Nearly two-thirds (65%) of all BEC attacks observed by Agari requested that the target purchase gift cards, and then send them to the attacker.
The company’s cyber intelligence division has been tracking and following a West African cyber-gang that has been attacking a mix of individuals and corporate email accounts. The group is looking to obtain the transfer of funds or sensitive information.
Dubbed by the cybersecurity company as “Silent Staring” the group has been primarily targeting American organizations.One of those is Caterpillar (CAT), which recently reported that it lost $11 million in a vendor impersonation attack.

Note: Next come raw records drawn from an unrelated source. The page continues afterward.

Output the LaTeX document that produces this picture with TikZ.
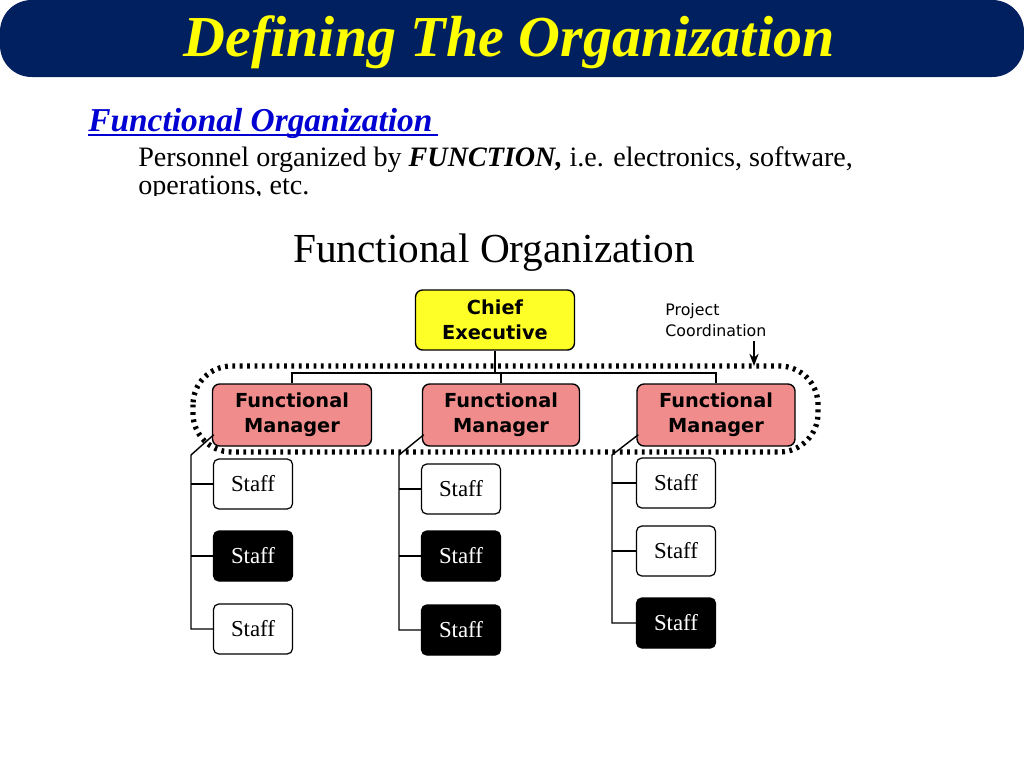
\documentclass[tikz,border=0pt]{standalone}
\usepackage{fontspec}
\setmainfont{Liberation Serif}
\newfontfamily\boxfont{DejaVu Sans}
\usetikzlibrary{arrows.meta}
\definecolor{navy}{RGB}{0,32,96}
\definecolor{ttlyellow}{RGB}{255,255,0}
\definecolor{linkblue}{RGB}{0,0,210}
\definecolor{chiefy}{RGB}{255,255,40}
\definecolor{mgrpink}{RGB}{240,140,140}
\begin{document}
\begin{tikzpicture}[x=0.02cm,y=-0.02cm,
  chief/.style={draw=black,fill=chiefy,rounded corners=4pt,line width=0.8pt,font=\boxfont\bfseries\fontsize{11}{14}\selectfont,align=center,inner sep=0pt},
  mgr/.style={draw=black,fill=mgrpink,rounded corners=4pt,line width=0.8pt,font=\boxfont\bfseries\fontsize{11}{14}\selectfont,align=center,inner sep=0pt},
  staffw/.style={draw=black,fill=white,rounded corners=3pt,line width=0.7pt,font=\fontsize{13}{15}\selectfont,inner sep=0pt,minimum width=1.58cm,minimum height=1.0cm},
  staffb/.style={staffw,fill=black,text=white},
  conn/.style={line width=0.8pt}]
\useasboundingbox (0,0) rectangle (1024,768);
\fill[white] (0,0) rectangle (1024,768);
% title bar
\fill[navy,rounded corners=18pt] (0,0) rectangle (1024,77);
\node (title) at (509,42) {\fontsize{33}{36}\selectfont\bfseries\itshape\color{ttlyellow}Defining The Organization};
\node[anchor=base west,inner sep=0pt] (sub) at (88,131) {\fontsize{19}{22}\selectfont\bfseries\itshape\color{linkblue}Functional Organization};
\draw[linkblue,line width=0.8pt] (88,135) -- (438,135);
\node[anchor=base west,inner sep=0pt] (body1) at (138,166) {\fontsize{16}{19}\selectfont Personnel organized by \textbf{\textit{FUNCTION,}} i.e. electronics, software,};
\node[anchor=base west,inner sep=0pt] (body2) at (138,194) {\fontsize{16}{19}\selectfont operations, etc.};
\fill[white] (100,196) rectangle (900,215);
% diagram title
\node (dtitle) at (494,253) {\fontsize{23.5}{27}\selectfont Functional Organization};
% chief
\node[chief,minimum width=3.18cm,minimum height=1.2cm] (chief) at (495,320) {Chief\\Executive};
% managers
\node[mgr,minimum width=3.18cm,minimum height=1.24cm] (m1) at (292,415) {Functional\\Manager};
\node[mgr,minimum width=3.14cm,minimum height=1.24cm] (m2) at (501,415) {Functional\\Manager};
\node[mgr,minimum width=3.16cm,minimum height=1.24cm] (m3) at (716,415) {Functional\\Manager};
% tree lines
\coordinate (bar) at (495,373);
\draw[conn] (chief.south) -- (bar);
\draw[conn] (m1.north) |- (bar) -| (m3.north);
\draw[conn] (m2.north |- bar) -- (m2.north);
% dotted project coordination
\draw[line width=3pt,dash pattern=on 1.6pt off 2.6pt,rounded corners=22pt] (193,366) rectangle (818,452);
\node[anchor=west,align=left,inner sep=0pt,font=\boxfont\fontsize{9}{12}\selectfont] (pc) at (665,320) {Project\\Coordination};
\coordinate (pcend) at (754,366);
\draw[conn,-{Stealth[length=7pt]}] (754,341) -- (pcend);
% staff
\node[staffw] (s11) at (253,484) {Staff};
\node[staffb] (s12) at (253,556) {Staff};
\node[staffw] (s13) at (253,629) {Staff};
\node[staffw] (s21) at (461,489) {Staff};
\node[staffb] (s22) at (461,556) {Staff};
\node[staffb] (s23) at (461,630) {Staff};
\node[staffw] (s31) at (676,483) {Staff};
\node[staffw] (s32) at (676,551) {Staff};
\node[staffb] (s33) at (676,623) {Staff};
% trunks
\coordinate (t1) at (191,455); \coordinate (t1b) at (191,629);
\coordinate (t2) at (399,455); \coordinate (t2b) at (399,630);
\coordinate (t3) at (612,455); \coordinate (t3b) at (612,623);
\draw[conn] (m1.south west) ++(2,-12) -- (t1) -- (t1b) -- (s13.west);
\draw[conn] (t1 |- s11.west) -- (s11.west);
\draw[conn] (t1 |- s12.west) -- (s12.west);
\draw[conn] (m2.south west) ++(2,-12) -- (t2) -- (t2b) -- (s23.west);
\draw[conn] (t2 |- s21.west) -- (s21.west);
\draw[conn] (t2 |- s22.west) -- (s22.west);
\draw[conn] (m3.south west) ++(2,-12) -- (t3) -- (t3b) -- (s33.west);
\draw[conn] (t3 |- s31.west) -- (s31.west);
\draw[conn] (t3 |- s32.west) -- (s32.west);
\end{tikzpicture}
\end{document}
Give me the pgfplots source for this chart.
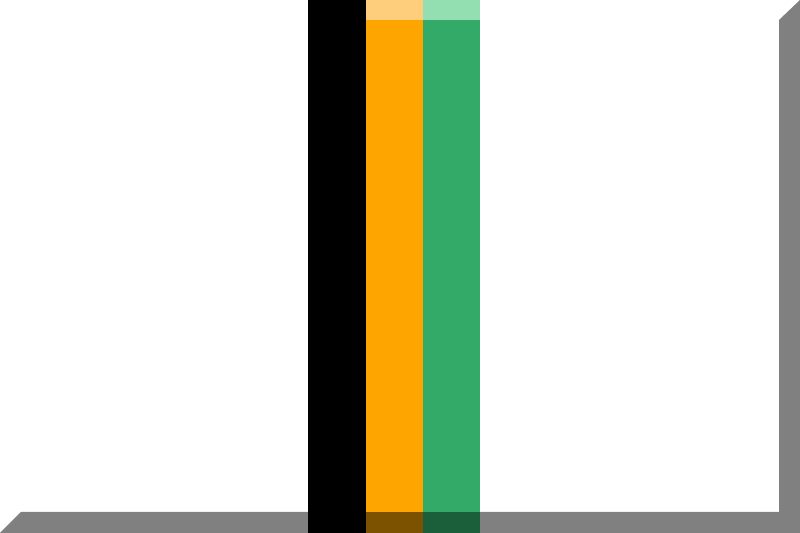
\documentclass[border=0pt]{standalone}
\usepackage{pgfplots}
\pgfplotsset{compat=1.18}
\definecolor{shadow}{HTML}{808080}
\definecolor{orng}{HTML}{FFA500}
\definecolor{orngl}{HTML}{FFCE7C}
\definecolor{orngd}{HTML}{7C5100}
\definecolor{grn}{HTML}{33AA68}
\definecolor{grnl}{HTML}{94DFB2}
\definecolor{grnd}{HTML}{1B5F3A}
\begin{document}
\begin{tikzpicture}
\begin{axis}[
    width=400pt, height=266.5pt,
    scale only axis,
    xmin=0, xmax=800,
    ymin=0, ymax=533,
    hide axis,
    clip=true
]
% background
\addplot[fill=white, draw=none] coordinates {(0,0)(800,0)(800,533)(0,533)};
% 3d shadow
\addplot[fill=shadow, draw=none] coordinates {(0,0)(21,21)(779,21)(779,513)(800,533)(800,0)};
% stripes
\addplot[fill=black, draw=none] coordinates {(308,0)(366,0)(366,533)(308,533)};
\addplot[fill=orng, draw=none] coordinates {(366,21)(423,21)(423,513)(366,513)};
\addplot[fill=orngl, draw=none] coordinates {(366,513)(423,513)(423,533)(366,533)};
\addplot[fill=orngd, draw=none] coordinates {(366,0)(423,0)(423,21)(366,21)};
\addplot[fill=grn, draw=none] coordinates {(423,21)(480,21)(480,513)(423,513)};
\addplot[fill=grnl, draw=none] coordinates {(423,513)(480,513)(480,533)(423,533)};
\addplot[fill=grnd, draw=none] coordinates {(423,0)(480,0)(480,21)(423,21)};
\end{axis}
\end{tikzpicture}
\end{document}
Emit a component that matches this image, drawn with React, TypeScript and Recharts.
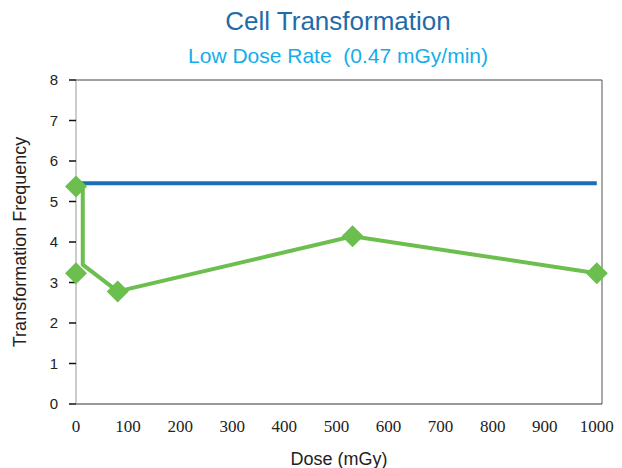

Mark Ferguson, a former chief information security officer at Honeywell, told Yahoo Finance the U.S. has a “scalability issue.”
“When you’ve got a lot of big organizations in the United States, they’re going to attack the United States,” said Ferguson.
Meanwhile, Agari’s focus is to prevent business email compromise (BEC) attacks. “Once they get in that supply chain, they’re in a trusted echo-system boundary. So we’re evolving our technologies to be able to stop that,” said Peterson.
“It’s also a call for action to the industry to work together because enterprises can no longer just support and secure themselves, they’ve got to think about their partners and their partners-partners, if we’re going to be secure together,” he added.
“There’s so much information that people put out there now and it’s so easy to gather that information,” said Ferguson. With the surge in social media use, criminals are “gathering this information up and they’re able to build pretty powerful profiles on people, and then go and exploit that.”